Residents complained that they were left without water for five consecutive days, prompting the drafting and sending of the letter.
They said the issue required urgent action as the country is in the midst of a global pandemic and clean, potable and running water was essential to combat Covid-19.
In the letter penned by community activist Cyril Pandaram and sent on Thursday on behalf of residents, it was alleged there was a lack of professionalism, transparency and accountability from the district municipality which is tasked with supplying water.
In the letter, Pandaram further alleged: “There is a lack of skills when effecting repairs, the same leak gets repaired more than 3 times in the same month. Millions of litres of purified water are lost due to slow turn around repair times. There is also a lack of qualified staff in top management.”
Pandaram said the way forward was for Sisulu’s immediate involvement.
“Heads must roll. A full municipal audit must be conducted, every department must be scrutinized.”
The district municipality confirmed receipt of the letter from the residents as did the offices of the Auditor-General of South Africa (AGSA) and Sisulu.
Acting senior manager of technical services at iLembe Cingisa Mbola said power outages and load shedding had compromised two pumping stations that supplied the area with water resulting in decreased reservoir levels that caused the water outages.

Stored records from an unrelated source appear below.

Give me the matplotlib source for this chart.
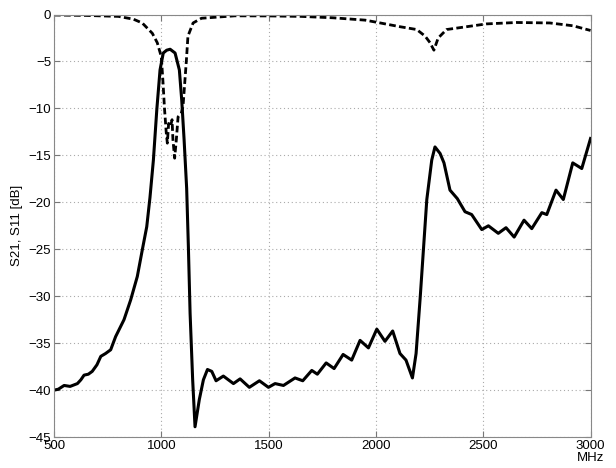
import matplotlib.pyplot as plt
import numpy as np

plt.rcParams['font.family'] = ['Liberation Sans', 'DejaVu Sans']

# S21 (solid)
f21 = [500, 520, 547, 575, 609, 625, 640, 660, 678, 700, 718, 740, 764, 787, 826, 857,
       888, 911, 932, 947, 963, 979, 994, 1009, 1025, 1041, 1064, 1084, 1095, 1106,
       1118, 1126, 1134, 1146, 1157, 1177, 1196, 1215, 1235, 1255, 1289, 1336, 1367,
       1410, 1457, 1499, 1530, 1569, 1623, 1659, 1701, 1727, 1768, 1805, 1847, 1887,
       1926, 1965, 2004, 2042, 2078, 2112, 2140, 2170, 2187, 2206, 2237, 2260, 2275,
       2299, 2317, 2345, 2379, 2415, 2446, 2493, 2524, 2570, 2606, 2644, 2690, 2726,
       2773, 2796, 2839, 2873, 2917, 2959, 3000]
s21 = [-40.0, -39.9, -39.5, -39.6, -39.3, -38.9, -38.4, -38.3, -38.0, -37.3, -36.4, -36.1,
       -35.7, -34.3, -32.5, -30.4, -27.9, -25.1, -22.6, -19.5, -15.5, -10.1, -5.9, -4.1,
       -3.8, -3.7, -4.1, -5.9, -9.1, -13.3, -18.5, -24.7, -31.8, -38.9, -43.9, -41.0,
       -38.9, -37.8, -38.0, -39.0, -38.5, -39.3, -38.8, -39.7, -39.0, -39.7, -39.3,
       -39.5, -38.7, -39.0, -37.9, -38.3, -37.1, -37.7, -36.2, -36.8, -34.7, -35.5,
       -33.5, -34.8, -33.7, -36.1, -36.8, -38.7, -36.1, -30.2, -19.7, -15.5, -14.1,
       -14.8, -15.8, -18.7, -19.6, -21.0, -21.3, -22.9, -22.5, -23.3, -22.7, -23.7,
       -21.9, -22.8, -21.1, -21.3, -18.7, -19.7, -15.8, -16.4, -13.2]

# S11 (dashed)
f11 = [500, 650, 800, 870, 911, 958, 981, 1000, 1008, 1015, 1023, 1028, 1034, 1043, 1050,
       1054, 1062, 1070, 1078, 1093, 1101, 1109, 1117, 1124, 1148, 1187, 1342, 1500,
       1650, 1800, 1950, 2020, 2112, 2190, 2229, 2252, 2270, 2290, 2329, 2422, 2515,
       2655, 2810, 2918, 3000]
s11 = [-0.05, -0.1, -0.2, -0.5, -0.9, -2.0, -3.0, -4.5, -7.3, -10.1, -12.6, -13.7, -11.6,
       -11.9, -11.2, -13.3, -15.3, -13.3, -10.9, -10.5, -9.8, -7.3, -4.8, -2.3, -0.9,
       -0.4, -0.14, -0.15, -0.2, -0.35, -0.6, -0.9, -1.3, -1.6, -2.3, -3.0, -3.8, -2.5,
       -1.6, -1.3, -1.0, -0.85, -0.9, -1.2, -1.7]

fig = plt.figure(figsize=(6.16, 4.68), dpi=100)
ax = fig.add_axes([0.0877, 0.066, 0.871, 0.903])

ax.plot(f21, s21, color='black', lw=2.2, solid_joinstyle='round')
ax.plot(f11, s11, color='black', lw=2.0, linestyle=(0, (2.4, 1.2)))

ax.set_xlim(500, 3000)
ax.set_ylim(-45, 0)
ax.set_xticks(np.arange(500, 3001, 500))
ax.set_yticks(np.arange(-45, 1, 5))
ax.grid(True, linestyle=(0, (1, 2.5)), color='#aaaaaa', lw=0.8)
ax.tick_params(direction='in', top=True, right=True, labelsize=9.5, color='#777777',
               length=4, pad=2)
for s in ax.spines.values():
    s.set_color('#888888')

ax.set_ylabel('S21, S11 [dB]', fontsize=9.5, labelpad=4)
ax.text(1.0, -0.036, 'MHz', transform=ax.transAxes, ha='center', va='top', fontsize=9.5)

fig.savefig('out.png', dpi=100)
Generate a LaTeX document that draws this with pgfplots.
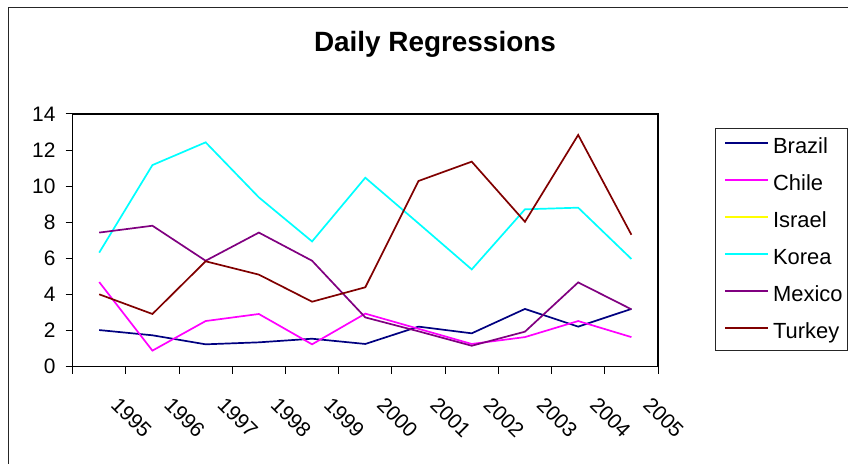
\documentclass[border=0pt]{standalone}
\usepackage{pgfplots}
\usepackage{pgfplotstable}
\pgfplotsset{compat=1.18}
\usepackage{fontspec}
\setmainfont{Liberation Sans}
\definecolor{cBrazil}{RGB}{0,0,128}
\definecolor{cChile}{RGB}{255,0,255}
\definecolor{cIsrael}{RGB}{255,255,0}
\definecolor{cKorea}{RGB}{0,255,255}
\definecolor{cMexico}{RGB}{128,0,128}
\definecolor{cTurkey}{RGB}{128,0,0}
\pgfplotstableread{
x Brazil Chile Korea Mexico Turkey
0 2.03 4.69 6.32 7.43 4.01
1 1.74 0.89 11.17 7.81 2.92
2 1.24 2.53 12.43 5.87 5.84
3 1.35 2.92 9.38 7.43 5.10
4 1.55 1.24 6.94 5.87 3.60
5 1.26 2.94 10.47 2.73 4.40
6 2.22 2.10 7.94 1.96 10.29
7 1.85 1.26 5.39 1.16 11.36
8 3.20 1.64 8.72 1.94 8.03
9 2.22 2.53 8.81 4.67 12.84
10 3.20 1.64 5.97 3.18 7.31
}\datatable
\begin{document}
\begin{tikzpicture}
\useasboundingbox (0,0) rectangle (848bp,464bp);
\draw[line width=1.3bp, black!85] (8.3bp,0) -- (8.3bp,456.7bp) -- (848bp,456.7bp);
\begin{axis}[
  at={(72.6bp,97.3bp)}, anchor=south west,
  width=585.4bp, height=252.7bp, scale only axis,
  xmin=-0.5, xmax=10.5, ymin=0, ymax=14,
  ytick={0,2,...,14},
  xtick={-0.5,0.5,...,10.5},
  xticklabels={},
  extra x ticks={0,1,...,10},
  extra x tick labels={1995,1996,1997,1998,1999,2000,2001,2002,2003,2004,2005},
  extra x tick style={major tick length=0pt,
    xticklabel style={inner sep=0pt, xshift=21bp, yshift=-29bp, rotate=-45, anchor=north west, font=\fontsize{21}{25}\selectfont}},
  tick pos=left,
  tick align=outside,
  major tick length=7bp,
  every tick/.style={black, line width=1bp},
  axis line style={line width=1.5bp},
  /pgf/number format/assume math mode=true,
  tick label style={font=\fontsize{21}{25}\selectfont},
  yticklabel style={inner sep=0pt, anchor=east, xshift=-10bp},
  title={Daily Regressions},
  title style={at={(axis description cs:0.619,1.224)}, anchor=base, inner sep=0pt, font=\bfseries\fontsize{28}{32}\selectfont},
  legend style={at={(axis description cs:1.0974,0.9448)}, anchor=north west,
    draw=black!85, line width=0.8bp, inner xsep=5bp, inner ysep=8bp,
    font=\fontsize{22}{26}\selectfont,
    row sep=16bp,
    nodes={text height=17bp, text depth=4bp, inner sep=0pt},
    /tikz/every odd column/.append style={column sep=4bp}},
  legend cell align=left,
  legend image code/.code={\path (0bp,0bp); \draw[#1] (4bp,4bp) -- (47bp,4bp);},
  every axis plot/.append style={line width=1.7bp},
]
\addplot[cBrazil] table[x=x, y=Brazil] {\datatable};
\addlegendentry{Brazil}
\addplot[cChile] table[x=x, y=Chile] {\datatable};
\addlegendentry{Chile}
\addlegendimage{cIsrael, line width=1.7bp}
\addlegendentry{Israel}
\addplot[cKorea] table[x=x, y=Korea] {\datatable};
\addlegendentry{Korea}
\addplot[cMexico] table[x=x, y=Mexico] {\datatable};
\addlegendentry{Mexico}
\addplot[cTurkey] table[x=x, y=Turkey] {\datatable};
\addlegendentry{Turkey}
\end{axis}
\end{tikzpicture}
\end{document}
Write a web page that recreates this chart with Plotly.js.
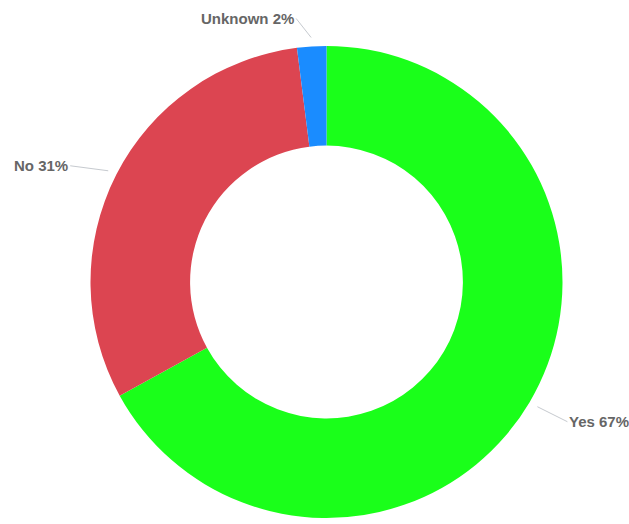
<!DOCTYPE html>
<html>
<head>
<meta charset="utf-8">
<script src="https://cdn.plot.ly/plotly-3.0.1.min.js"></script>
<style>html,body{margin:0;padding:0;background:#fff}#chart{width:629px;height:524px}</style>
</head>
<body>
<div id="chart"></div>
<script>
const labels = ['Yes', 'No', 'Unknown'];
const values = [67, 31, 2];
const colors = ['#1AFF1A', '#DC4551', '#1A8CFF'];
// label text offsets (px) relative to the leader-line tip
const labelOffsets = [[30, 15, 'left'], [-38, -5, 'right'], [-15, -19, 'right']];

const W = 629, H = 524;
const cxPx = 326.5, cyPx = 282, R = 236;
const domX = [(cxPx - R) / W, (cxPx + R) / W];
const domY = [(H - cyPx - R) / H, (H - cyPx + R) / H];

const total = values.reduce((a, b) => a + b, 0);
let cum = 0;
const annotations = labels.map((lab, i) => {
  const frac = values[i] / total;
  const mid = (cum + frac / 2) * 2 * Math.PI;
  cum += frac;
  const r = R + 9;
  const px = cxPx + r * Math.sin(mid);
  const py = cyPx - r * Math.cos(mid);
  const pct = Math.round(frac * 100);
  return {
    x: px / W, y: 1 - py / H, xref: 'paper', yref: 'paper',
    text: lab + ' ' + pct + '%',
    showarrow: true, arrowhead: 0, arrowwidth: 1, arrowcolor: '#c6cacf',
    ax: labelOffsets[i][0], ay: labelOffsets[i][1],
    xanchor: labelOffsets[i][2], yanchor: 'middle',
    font: {family: 'Liberation Sans, Arial, sans-serif', size: 15, color: '#666', weight: 'bold'}
  };
});

const data = [{
  type: 'pie',
  labels: labels,
  values: values,
  sort: false,
  direction: 'clockwise',
  rotation: 0,
  hole: 0.578,
  marker: {colors: colors, line: {width: 0}},
  textinfo: 'none',
  hoverinfo: 'none',
  domain: {x: domX, y: domY}
}];

const layout = {
  width: W, height: H,
  margin: {l: 0, r: 0, t: 0, b: 0},
  paper_bgcolor: '#fff',
  showlegend: false,
  annotations: annotations
};

Plotly.newPlot('chart', data, layout, {displayModeBar: false, staticPlot: true});
</script>
</body>
</html>
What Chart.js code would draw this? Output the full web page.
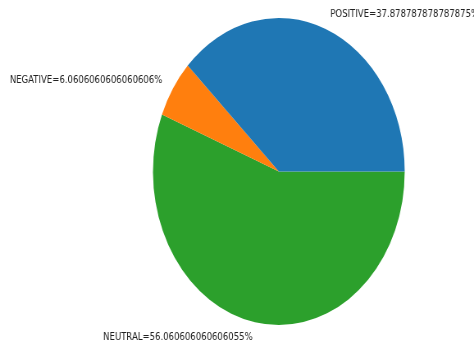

“We are currently implementing a reticulation project to the value of R22 321 070 earmarked to replace ageing infrastructure, address interruptions, minimize water losses and to increase customer satisfaction in Warrenton, Oceanview, Indian village and the Industrial Area,” she said.
The project began in May and was expected to be completed in June 2021.
Yonelo Diko, Sisulu’s ministerial spokesperson, said a point of concern was that municipalities had become more reactive than proactive.
“The minister has also pointed out that the issues surrounding skills and ageing infrastructure were points of concern. But the municipality has made it clear that they have a project in place to address the issue and we will be keeping a close watch of them,” he said.
Diko said should the issues persist, then the department would increase involvement and “crack the whip”.
"For now we need them to complete their project as they have indicated that this should assist with the water issues."
Africa Boso, AGSA spokesperson, said: “We confirmed receipt of the correspondence to the sender. After we have assessed the request in line with our standard operating procedures, we will then respond directly to the writer advising them on how we will proceed with their request.”